— Begin Supplied material —

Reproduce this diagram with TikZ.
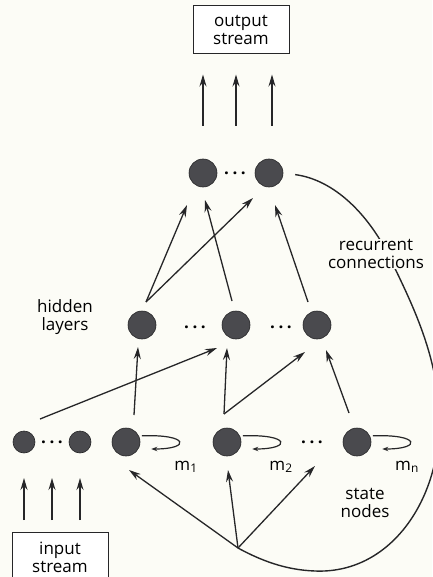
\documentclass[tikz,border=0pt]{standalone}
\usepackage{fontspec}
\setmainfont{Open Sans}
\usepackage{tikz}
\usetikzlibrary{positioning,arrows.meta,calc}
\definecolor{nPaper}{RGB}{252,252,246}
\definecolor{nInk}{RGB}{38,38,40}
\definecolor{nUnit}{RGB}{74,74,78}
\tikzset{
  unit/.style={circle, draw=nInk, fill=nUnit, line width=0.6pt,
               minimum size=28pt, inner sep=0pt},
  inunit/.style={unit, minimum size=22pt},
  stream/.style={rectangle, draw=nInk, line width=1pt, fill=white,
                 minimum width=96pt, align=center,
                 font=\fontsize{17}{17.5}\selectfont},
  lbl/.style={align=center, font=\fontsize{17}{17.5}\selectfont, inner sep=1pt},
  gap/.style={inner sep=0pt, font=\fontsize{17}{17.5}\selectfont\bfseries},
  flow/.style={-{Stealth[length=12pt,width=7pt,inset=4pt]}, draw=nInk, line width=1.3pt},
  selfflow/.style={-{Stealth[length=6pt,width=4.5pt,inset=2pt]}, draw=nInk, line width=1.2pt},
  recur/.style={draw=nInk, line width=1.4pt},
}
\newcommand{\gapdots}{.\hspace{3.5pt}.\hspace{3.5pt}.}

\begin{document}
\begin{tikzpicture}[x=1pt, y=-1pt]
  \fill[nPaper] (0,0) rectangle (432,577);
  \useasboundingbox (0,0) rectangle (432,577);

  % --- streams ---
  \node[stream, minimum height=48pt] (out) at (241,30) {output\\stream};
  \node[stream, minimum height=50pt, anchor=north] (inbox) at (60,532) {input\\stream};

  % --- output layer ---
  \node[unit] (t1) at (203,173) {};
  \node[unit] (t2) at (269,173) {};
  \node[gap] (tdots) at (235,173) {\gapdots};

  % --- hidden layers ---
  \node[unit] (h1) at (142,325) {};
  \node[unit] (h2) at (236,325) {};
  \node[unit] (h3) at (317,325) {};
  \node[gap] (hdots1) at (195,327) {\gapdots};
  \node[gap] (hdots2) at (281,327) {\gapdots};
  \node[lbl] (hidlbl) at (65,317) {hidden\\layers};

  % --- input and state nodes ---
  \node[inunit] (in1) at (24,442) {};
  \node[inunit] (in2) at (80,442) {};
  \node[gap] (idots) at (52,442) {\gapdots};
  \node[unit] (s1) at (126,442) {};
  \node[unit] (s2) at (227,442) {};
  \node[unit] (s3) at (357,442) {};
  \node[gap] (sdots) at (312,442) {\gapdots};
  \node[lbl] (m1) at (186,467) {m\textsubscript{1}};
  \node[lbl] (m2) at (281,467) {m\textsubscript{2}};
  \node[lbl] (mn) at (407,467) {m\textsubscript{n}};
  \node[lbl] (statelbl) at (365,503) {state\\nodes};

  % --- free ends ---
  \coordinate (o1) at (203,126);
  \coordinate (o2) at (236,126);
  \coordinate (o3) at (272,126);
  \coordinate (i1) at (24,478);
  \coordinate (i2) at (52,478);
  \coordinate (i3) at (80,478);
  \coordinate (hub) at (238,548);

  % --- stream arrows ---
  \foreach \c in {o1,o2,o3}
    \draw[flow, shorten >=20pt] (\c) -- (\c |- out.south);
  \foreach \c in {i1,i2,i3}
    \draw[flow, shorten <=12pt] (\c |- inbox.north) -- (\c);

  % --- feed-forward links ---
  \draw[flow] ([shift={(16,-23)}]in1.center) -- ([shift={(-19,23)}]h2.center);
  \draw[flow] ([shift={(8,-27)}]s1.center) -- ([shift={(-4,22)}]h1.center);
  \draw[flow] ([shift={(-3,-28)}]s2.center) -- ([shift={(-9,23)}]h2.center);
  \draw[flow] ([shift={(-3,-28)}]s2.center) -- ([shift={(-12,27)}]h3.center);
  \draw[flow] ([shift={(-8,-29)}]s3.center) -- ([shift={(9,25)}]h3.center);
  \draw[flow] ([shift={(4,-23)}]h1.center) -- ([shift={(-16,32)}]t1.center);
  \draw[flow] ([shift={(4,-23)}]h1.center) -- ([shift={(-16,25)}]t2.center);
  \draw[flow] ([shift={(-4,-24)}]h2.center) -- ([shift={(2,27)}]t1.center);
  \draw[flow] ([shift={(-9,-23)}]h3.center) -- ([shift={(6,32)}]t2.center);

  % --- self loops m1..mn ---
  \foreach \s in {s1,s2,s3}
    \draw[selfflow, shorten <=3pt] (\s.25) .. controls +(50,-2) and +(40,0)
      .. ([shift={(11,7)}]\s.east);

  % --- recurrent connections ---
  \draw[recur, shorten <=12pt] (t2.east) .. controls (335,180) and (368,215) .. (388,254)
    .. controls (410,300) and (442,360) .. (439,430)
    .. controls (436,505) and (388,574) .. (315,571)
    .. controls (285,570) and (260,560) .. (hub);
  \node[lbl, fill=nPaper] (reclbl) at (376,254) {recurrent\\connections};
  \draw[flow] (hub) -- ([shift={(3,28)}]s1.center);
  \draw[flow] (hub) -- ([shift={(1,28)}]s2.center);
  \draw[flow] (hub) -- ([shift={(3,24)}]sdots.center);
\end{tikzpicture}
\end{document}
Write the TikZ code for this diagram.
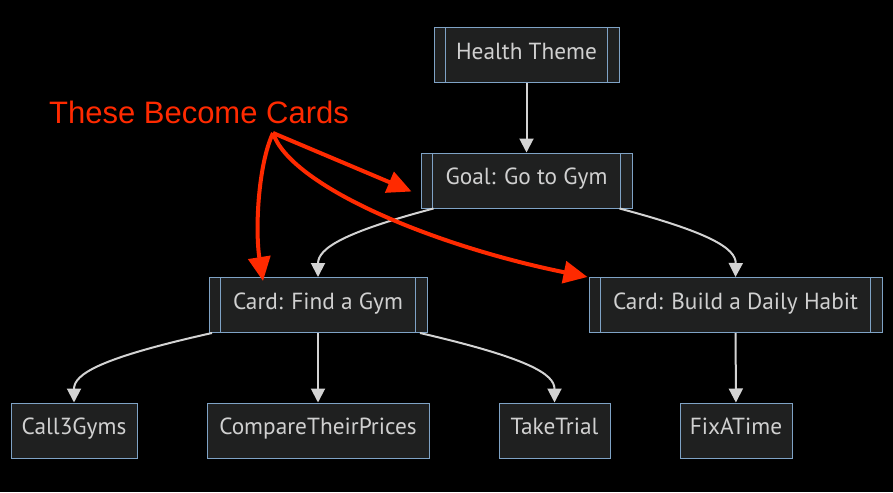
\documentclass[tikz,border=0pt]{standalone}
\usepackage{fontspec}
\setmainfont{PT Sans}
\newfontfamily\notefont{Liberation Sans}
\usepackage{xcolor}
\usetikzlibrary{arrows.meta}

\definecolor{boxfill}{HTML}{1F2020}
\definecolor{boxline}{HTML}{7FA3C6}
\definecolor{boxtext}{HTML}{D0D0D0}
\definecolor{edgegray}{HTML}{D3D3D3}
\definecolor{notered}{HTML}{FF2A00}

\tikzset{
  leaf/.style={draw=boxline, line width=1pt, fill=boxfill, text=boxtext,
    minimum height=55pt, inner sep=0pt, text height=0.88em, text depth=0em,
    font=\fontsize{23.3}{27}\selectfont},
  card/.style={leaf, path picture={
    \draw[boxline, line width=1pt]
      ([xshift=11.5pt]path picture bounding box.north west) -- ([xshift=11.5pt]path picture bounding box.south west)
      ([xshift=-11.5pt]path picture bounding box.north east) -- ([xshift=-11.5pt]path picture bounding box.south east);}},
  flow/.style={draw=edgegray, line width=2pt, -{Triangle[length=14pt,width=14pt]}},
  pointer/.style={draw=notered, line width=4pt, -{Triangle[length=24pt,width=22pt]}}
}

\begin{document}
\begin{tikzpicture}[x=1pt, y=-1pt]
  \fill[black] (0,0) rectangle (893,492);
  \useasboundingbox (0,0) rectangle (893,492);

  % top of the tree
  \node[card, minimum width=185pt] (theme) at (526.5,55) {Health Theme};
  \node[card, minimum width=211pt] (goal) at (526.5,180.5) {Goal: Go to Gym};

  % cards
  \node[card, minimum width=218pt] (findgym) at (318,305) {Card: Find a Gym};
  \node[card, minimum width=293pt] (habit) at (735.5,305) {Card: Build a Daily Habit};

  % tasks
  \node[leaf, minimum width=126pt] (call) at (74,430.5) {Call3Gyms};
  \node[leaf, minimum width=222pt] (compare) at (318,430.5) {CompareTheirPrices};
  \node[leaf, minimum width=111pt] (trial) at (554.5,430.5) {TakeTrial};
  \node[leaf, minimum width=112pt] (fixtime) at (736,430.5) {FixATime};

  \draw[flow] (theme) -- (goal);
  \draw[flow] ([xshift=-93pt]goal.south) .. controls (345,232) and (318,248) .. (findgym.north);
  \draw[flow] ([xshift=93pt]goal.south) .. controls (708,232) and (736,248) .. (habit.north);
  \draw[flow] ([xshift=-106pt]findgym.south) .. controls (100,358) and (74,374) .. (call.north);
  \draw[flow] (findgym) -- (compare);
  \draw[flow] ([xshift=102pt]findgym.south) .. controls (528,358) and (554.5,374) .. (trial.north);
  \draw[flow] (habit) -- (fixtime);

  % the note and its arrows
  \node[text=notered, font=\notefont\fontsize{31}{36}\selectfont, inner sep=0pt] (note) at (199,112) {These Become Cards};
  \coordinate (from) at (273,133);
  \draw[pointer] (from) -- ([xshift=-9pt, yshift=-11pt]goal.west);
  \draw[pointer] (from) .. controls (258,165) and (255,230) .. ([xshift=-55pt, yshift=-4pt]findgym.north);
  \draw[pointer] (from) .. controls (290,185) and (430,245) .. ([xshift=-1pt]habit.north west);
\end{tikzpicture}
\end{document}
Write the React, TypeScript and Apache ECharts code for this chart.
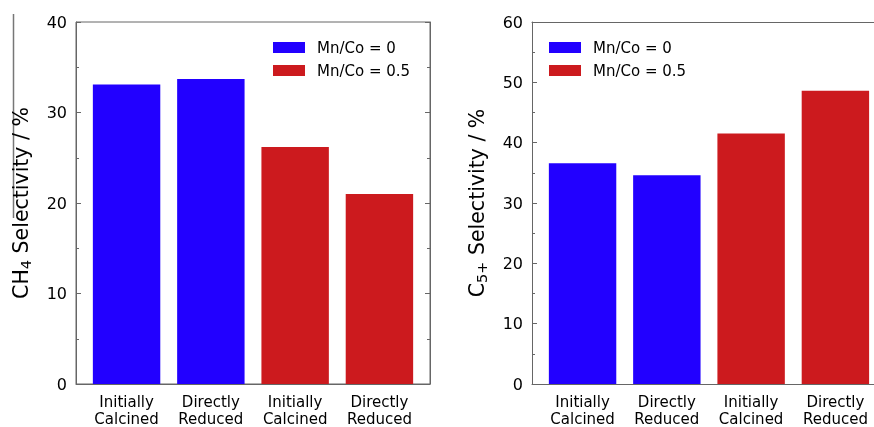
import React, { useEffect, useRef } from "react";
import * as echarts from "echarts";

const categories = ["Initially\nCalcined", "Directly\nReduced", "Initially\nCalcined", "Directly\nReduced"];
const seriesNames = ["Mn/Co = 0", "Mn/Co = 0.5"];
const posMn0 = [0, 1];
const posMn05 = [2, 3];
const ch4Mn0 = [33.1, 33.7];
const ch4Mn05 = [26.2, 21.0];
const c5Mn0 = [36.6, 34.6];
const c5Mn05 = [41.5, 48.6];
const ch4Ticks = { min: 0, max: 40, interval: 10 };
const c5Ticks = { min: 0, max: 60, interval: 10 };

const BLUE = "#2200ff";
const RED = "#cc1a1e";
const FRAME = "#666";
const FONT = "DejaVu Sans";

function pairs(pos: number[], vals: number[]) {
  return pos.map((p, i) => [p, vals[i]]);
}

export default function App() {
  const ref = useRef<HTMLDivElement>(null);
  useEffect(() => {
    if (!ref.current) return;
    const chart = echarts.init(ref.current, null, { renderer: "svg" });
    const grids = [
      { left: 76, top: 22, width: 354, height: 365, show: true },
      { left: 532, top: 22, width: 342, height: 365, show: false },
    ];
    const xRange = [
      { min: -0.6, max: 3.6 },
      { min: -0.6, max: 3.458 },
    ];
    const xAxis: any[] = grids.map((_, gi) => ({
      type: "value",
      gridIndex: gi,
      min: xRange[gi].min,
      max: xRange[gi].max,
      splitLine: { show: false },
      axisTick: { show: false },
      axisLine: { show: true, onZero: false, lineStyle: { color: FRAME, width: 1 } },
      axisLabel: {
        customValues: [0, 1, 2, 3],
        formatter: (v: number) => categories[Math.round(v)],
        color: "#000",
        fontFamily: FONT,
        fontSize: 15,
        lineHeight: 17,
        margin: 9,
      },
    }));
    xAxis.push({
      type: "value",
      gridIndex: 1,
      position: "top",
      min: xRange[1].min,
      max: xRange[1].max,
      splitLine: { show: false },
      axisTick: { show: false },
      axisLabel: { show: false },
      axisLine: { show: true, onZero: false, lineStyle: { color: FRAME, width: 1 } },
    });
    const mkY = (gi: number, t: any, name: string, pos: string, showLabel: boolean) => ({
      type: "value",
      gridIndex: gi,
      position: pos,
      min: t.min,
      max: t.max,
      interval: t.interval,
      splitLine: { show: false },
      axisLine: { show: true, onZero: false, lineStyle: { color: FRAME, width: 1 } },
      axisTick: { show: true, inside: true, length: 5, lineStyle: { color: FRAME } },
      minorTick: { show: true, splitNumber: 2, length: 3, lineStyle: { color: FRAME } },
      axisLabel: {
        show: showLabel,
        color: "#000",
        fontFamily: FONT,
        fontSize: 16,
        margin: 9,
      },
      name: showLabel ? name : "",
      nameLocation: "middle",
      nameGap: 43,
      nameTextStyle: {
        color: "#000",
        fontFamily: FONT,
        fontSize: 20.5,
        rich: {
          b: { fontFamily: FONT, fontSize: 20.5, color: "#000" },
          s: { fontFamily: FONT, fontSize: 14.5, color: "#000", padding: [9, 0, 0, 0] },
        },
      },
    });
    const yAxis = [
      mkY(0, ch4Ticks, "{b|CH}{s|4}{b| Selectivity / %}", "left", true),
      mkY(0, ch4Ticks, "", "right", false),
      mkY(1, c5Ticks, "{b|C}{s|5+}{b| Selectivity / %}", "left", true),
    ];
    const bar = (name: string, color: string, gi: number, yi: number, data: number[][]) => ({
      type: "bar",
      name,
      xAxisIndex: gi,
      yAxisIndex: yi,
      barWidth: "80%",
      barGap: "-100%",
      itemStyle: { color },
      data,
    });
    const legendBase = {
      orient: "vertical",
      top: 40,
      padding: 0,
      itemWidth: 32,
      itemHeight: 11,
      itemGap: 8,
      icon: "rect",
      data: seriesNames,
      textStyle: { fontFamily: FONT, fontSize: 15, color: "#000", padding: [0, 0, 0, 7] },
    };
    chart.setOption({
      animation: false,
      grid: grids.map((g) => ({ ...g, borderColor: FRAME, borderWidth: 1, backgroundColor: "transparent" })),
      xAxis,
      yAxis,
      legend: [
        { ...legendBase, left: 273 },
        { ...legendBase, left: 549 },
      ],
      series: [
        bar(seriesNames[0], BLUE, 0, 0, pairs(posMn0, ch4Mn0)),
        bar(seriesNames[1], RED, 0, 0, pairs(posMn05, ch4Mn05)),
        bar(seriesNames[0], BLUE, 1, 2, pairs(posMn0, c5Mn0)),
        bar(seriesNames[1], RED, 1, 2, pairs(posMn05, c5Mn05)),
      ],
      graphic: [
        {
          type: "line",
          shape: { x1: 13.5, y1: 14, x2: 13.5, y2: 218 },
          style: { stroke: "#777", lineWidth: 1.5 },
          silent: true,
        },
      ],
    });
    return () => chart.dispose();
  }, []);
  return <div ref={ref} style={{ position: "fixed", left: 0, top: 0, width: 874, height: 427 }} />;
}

— End Supplied material —

> [Do this]
In the listing, find all lines with the string "diagram" and copy them.

> [Complete response]
Reproduce this diagram with TikZ.
Write the TikZ code for this diagram.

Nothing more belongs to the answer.